Of course, decades of wage stagnation and a fall in the labor share of production are not unique to freelance writing. Taken together, those two trends are arguably the country’s most important story over the past few decades. The media largely missed it, even in our own backyard, where it has played out in such easy-to-follow numbers. If we can’t look out for ourselves, how can we be trusted to look out for the public? If publishers aren’t afraid to shrink the wages of independent investigative journalists, who would they be afraid of?
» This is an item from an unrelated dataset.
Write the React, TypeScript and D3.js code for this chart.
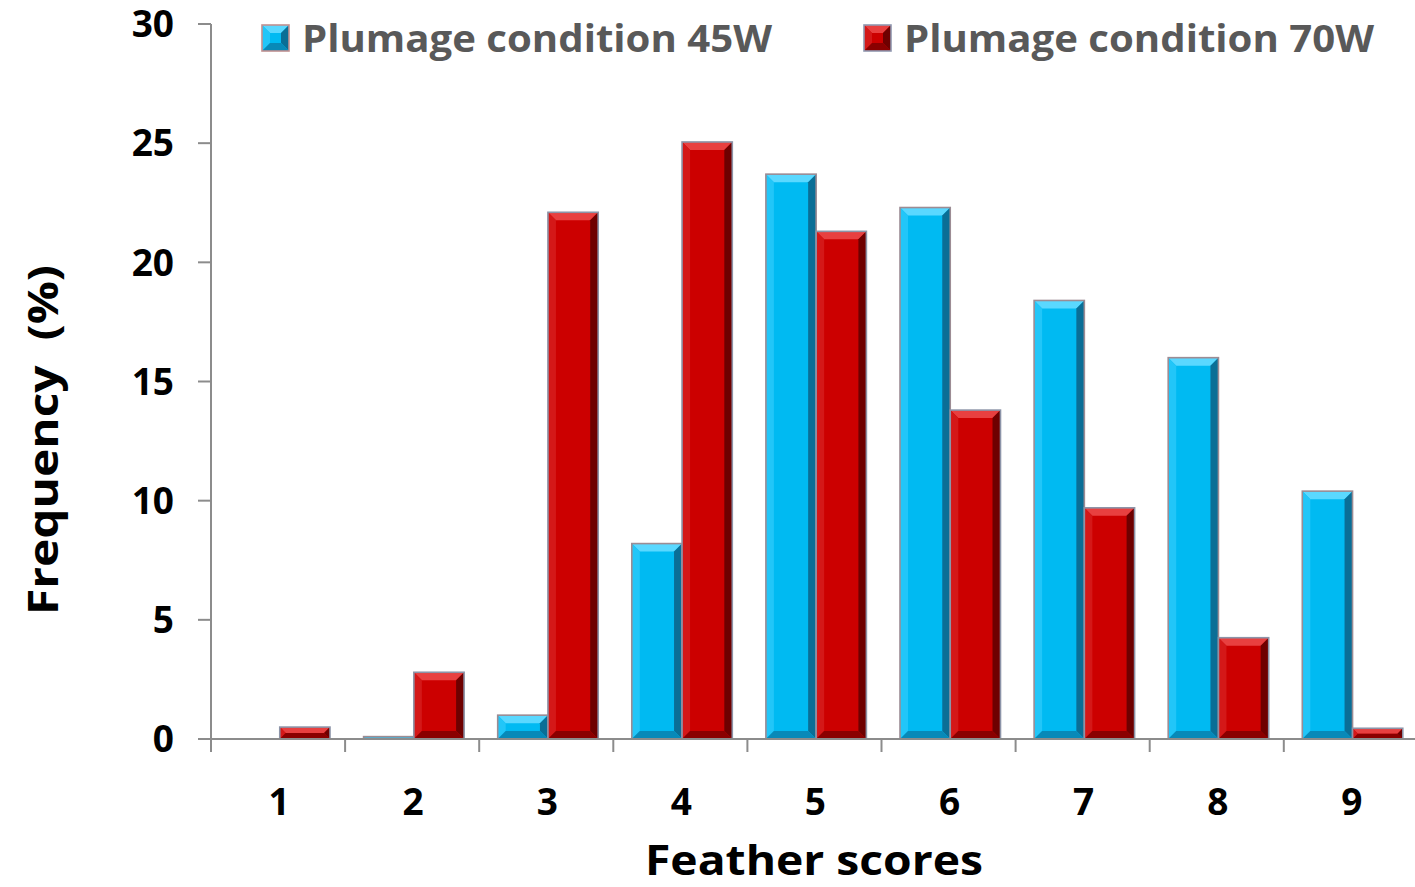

To research this article, I talked to about a dozen freelance writers and a handful of magazine editors about the present state of the job. These were mostly writers who have been doing this work for between 10 and 20 years, who write pieces of national and global importance, and who, from the outside, look like they have reached the top of their profession. I’m not talking about 24-year-olds cobbling together $250 paychecks for their TV recaps so they can afford a corner in a tiny three-bedroom (though I’ve been there, and they too deserve much better). I’m talking about writers you might recognize from their bylines on the covers of magazines or as guests on cable news and Morning Edition. They are mid-career professionals, many with spouses and children. These people are more successful than I or almost any freelance writer can hope to become. And not one of them had a nice word to say about their working conditions.

The most common complaint is that the numbers just don’t add up to a good living. Without signing writers to exclusive deals, most magazines top out in the $1 to $2 per word range (exclusivity can get you $3). It’s possible to publish 30,000 words of freelance writing a year at those rates — about eight articles the length of the one you’re reading — but it’s extremely difficult to land and execute that many assignments successfully. And if you manage to pull it off and place a full year’s worth of writing in top-flight publications, you may make as much as the average personal trainer: $60,000.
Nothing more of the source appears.